(Collected data entries)
** START **

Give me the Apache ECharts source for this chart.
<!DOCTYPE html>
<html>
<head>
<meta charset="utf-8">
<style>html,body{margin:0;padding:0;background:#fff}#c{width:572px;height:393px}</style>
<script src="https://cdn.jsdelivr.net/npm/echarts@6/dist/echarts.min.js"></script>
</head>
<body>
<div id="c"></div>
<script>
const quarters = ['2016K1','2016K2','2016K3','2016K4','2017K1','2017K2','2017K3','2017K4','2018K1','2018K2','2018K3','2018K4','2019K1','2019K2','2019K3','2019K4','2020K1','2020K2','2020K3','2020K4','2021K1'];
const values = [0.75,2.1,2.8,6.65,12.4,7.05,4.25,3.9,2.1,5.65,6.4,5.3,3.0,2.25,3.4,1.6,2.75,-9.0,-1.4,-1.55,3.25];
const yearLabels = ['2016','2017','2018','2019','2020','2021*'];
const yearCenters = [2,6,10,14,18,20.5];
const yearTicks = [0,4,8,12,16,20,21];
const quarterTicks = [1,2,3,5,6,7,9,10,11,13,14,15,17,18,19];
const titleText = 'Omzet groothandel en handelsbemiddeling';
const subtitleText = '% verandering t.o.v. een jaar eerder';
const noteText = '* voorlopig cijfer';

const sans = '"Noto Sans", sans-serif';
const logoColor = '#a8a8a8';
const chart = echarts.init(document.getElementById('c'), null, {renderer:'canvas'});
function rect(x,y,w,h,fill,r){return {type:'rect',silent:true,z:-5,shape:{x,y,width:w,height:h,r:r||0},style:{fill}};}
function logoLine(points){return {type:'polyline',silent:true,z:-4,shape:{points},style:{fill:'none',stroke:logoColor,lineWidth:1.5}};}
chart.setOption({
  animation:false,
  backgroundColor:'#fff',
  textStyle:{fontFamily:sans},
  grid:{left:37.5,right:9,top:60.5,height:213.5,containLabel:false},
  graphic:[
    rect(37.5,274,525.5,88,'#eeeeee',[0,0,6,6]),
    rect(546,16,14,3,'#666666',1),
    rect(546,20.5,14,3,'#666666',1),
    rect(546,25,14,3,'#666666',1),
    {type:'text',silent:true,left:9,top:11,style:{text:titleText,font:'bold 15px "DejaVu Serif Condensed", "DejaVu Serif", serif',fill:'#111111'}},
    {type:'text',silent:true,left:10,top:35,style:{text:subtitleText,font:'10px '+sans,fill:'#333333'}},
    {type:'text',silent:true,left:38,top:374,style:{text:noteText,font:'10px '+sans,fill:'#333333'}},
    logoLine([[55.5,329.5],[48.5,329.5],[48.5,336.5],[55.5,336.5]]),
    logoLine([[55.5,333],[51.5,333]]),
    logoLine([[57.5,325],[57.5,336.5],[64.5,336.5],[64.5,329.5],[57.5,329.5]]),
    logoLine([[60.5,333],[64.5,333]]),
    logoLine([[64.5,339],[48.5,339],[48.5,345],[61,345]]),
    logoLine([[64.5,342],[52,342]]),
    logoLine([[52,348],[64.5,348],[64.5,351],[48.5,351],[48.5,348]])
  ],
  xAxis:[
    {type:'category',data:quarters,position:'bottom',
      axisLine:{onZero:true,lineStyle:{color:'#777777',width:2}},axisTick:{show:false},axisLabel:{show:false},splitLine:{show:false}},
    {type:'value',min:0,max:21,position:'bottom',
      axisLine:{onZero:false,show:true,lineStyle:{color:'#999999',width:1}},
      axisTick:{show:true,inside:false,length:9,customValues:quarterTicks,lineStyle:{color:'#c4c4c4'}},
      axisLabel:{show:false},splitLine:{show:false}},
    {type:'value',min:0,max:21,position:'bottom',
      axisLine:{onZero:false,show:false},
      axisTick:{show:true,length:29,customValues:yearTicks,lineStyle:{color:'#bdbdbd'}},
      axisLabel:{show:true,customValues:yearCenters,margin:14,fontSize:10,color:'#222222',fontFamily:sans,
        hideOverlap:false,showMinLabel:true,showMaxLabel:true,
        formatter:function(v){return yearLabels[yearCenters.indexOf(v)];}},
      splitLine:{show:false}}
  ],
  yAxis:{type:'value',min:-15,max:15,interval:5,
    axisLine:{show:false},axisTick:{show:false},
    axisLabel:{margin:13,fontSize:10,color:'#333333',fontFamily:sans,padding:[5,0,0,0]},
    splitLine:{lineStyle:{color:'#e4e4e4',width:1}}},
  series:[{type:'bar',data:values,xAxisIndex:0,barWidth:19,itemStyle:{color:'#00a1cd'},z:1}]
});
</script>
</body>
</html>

** END **
** START **

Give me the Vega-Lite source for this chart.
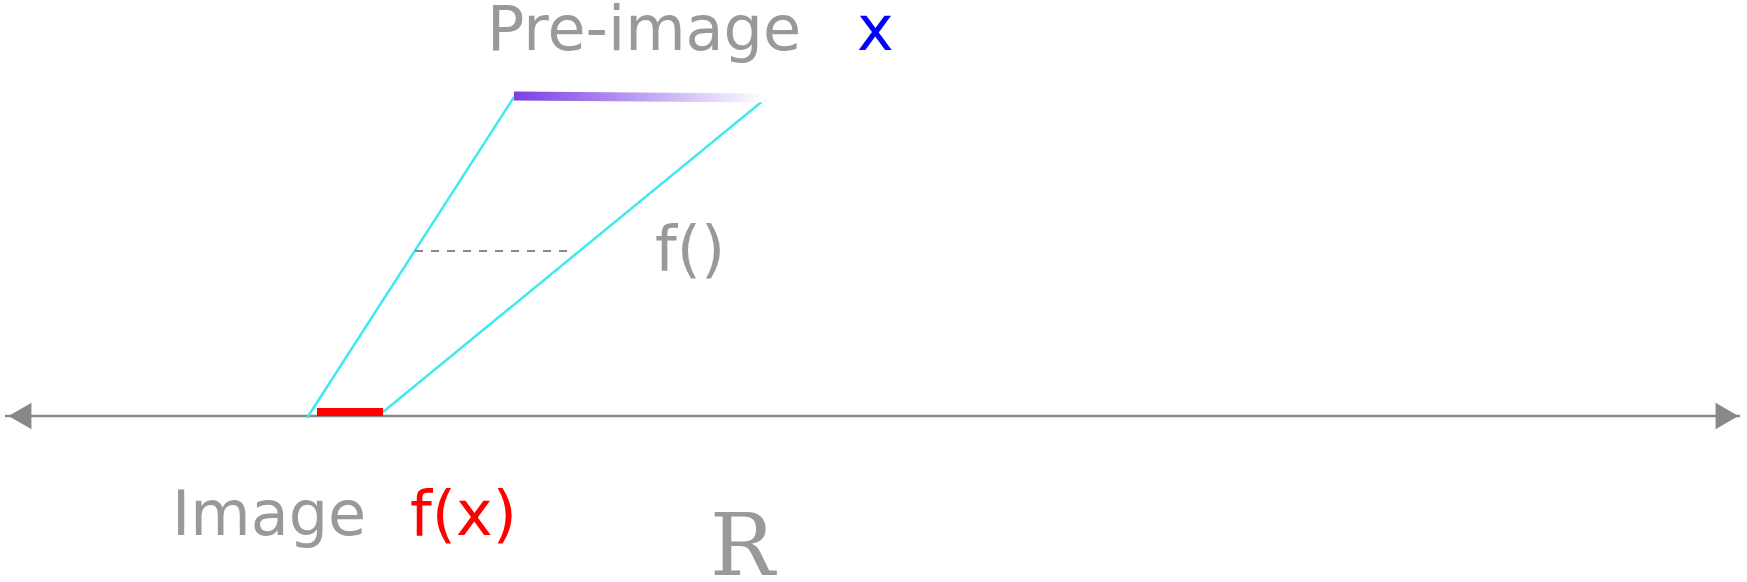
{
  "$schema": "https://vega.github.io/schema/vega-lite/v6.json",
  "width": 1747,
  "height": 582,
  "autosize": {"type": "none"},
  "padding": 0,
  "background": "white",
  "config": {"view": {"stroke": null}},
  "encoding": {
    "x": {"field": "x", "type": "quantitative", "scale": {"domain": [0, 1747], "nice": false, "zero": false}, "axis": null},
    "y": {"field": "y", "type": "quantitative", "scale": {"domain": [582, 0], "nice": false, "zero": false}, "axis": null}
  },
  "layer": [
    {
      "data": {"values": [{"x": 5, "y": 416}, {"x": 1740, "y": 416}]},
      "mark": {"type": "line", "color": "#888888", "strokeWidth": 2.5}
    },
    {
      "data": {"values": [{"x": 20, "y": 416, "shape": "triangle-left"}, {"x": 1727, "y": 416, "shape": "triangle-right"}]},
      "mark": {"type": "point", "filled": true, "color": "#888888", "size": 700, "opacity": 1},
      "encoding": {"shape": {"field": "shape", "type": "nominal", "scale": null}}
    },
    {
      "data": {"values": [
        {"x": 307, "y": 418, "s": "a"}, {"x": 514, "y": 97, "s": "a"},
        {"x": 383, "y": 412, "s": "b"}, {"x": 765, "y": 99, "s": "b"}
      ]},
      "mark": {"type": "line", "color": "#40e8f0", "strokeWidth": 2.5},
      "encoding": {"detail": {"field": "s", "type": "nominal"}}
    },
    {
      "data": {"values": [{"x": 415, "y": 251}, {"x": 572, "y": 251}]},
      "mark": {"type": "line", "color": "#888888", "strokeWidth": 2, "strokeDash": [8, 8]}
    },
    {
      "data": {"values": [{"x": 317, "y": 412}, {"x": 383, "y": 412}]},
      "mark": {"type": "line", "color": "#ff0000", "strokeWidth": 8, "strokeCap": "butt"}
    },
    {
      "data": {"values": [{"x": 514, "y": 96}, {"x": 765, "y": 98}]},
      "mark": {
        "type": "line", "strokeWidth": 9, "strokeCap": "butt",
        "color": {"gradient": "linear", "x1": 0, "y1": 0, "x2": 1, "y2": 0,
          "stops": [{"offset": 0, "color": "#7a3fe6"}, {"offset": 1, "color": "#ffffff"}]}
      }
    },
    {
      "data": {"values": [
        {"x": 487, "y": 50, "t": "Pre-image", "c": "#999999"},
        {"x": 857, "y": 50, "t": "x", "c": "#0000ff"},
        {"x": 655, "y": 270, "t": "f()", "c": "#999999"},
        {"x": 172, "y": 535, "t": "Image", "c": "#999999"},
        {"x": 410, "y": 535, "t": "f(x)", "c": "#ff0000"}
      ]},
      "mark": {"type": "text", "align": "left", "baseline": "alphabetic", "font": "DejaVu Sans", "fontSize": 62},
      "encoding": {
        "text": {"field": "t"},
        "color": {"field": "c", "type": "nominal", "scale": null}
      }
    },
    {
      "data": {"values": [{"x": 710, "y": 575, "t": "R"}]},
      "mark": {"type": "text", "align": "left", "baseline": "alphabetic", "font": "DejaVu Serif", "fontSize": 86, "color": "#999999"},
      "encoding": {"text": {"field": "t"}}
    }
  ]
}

** END **

Pick out every line holding the string "source" and return it.

ANSWER TO THE EXERCISE:
Give me the Apache ECharts source for this chart.
Give me the Vega-Lite source for this chart.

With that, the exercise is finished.